A preliminary review is exactly that - preliminary. It is not conclusive. It identifies issues and potential issues and helps provide guidance and identifying the next steps. This was necessary and appropriate in order to choose and properly instruct legal counsel, who will take it from here.
I've recommended a full service law firm with extensive experience in the proper area of non-profit law for this reason. These types of firms are not common but my understanding is that they have located and contacted at least one high profile firm fitting these criteria in their legal jurisdiction and are in discussions with them.
A law firm that takes on a client that wishes a legal review must put their firms’ reputation (and insurance policy) on the line. Before a law firm takes on a client for anything other than simple issues, they typically have a board meeting themselves, which can take a while to set up internally. This is normal and expected. I have a fair amount of public company experience and the lawyers in almost every case had to have a board meeting, check all their records for possible conflicts of interest, and so forth. Additionally, many like to have retainer fees and other finance related issues resolved up front. This can all take time, particularly during the most popular month (August) to take vacations in North America.

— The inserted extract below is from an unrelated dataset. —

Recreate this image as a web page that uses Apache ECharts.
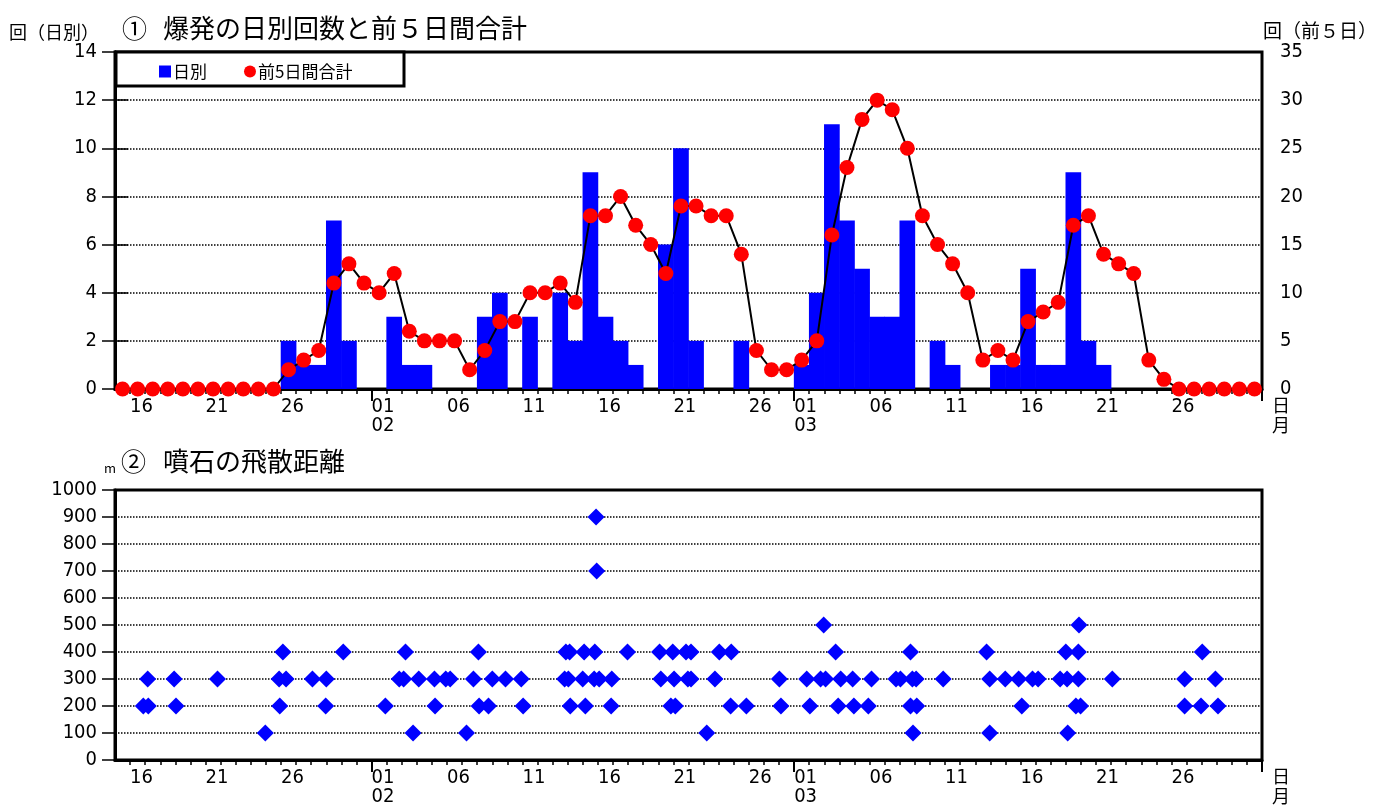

I have recommended that SEMPO follow these steps. Each step builds upon the last in a logical and fully supported manner, and therefore should be done in this order:
1. Locate a law firm capable of dealing with not only current, but future issues with SEMPO. This law firm should be full service, with specific expertise in technology, marketing, corporate and non-profit areas.
2. Revise the By-Laws to fully reflect the goals and obligations of SEMPO. Have them approved by the lawyers.
3. Create policies and policy manuals to provide an authorized structure for future communications and actions. Have the most important and basic ones approved by the lawyers
4. Change official communication structures (to reflect the revised by-laws and legal advice, where warranted.
5. Hold any necessary elections or other official organizational actions (such as meetings, etc), according to set policy.
Taking legal steps to review the organization after a year of fast growth is standard for an organization like SEMPO. The practice of law does not lend itself to quick decisions and acting in a hasty manner at this point would simply do more harm than good.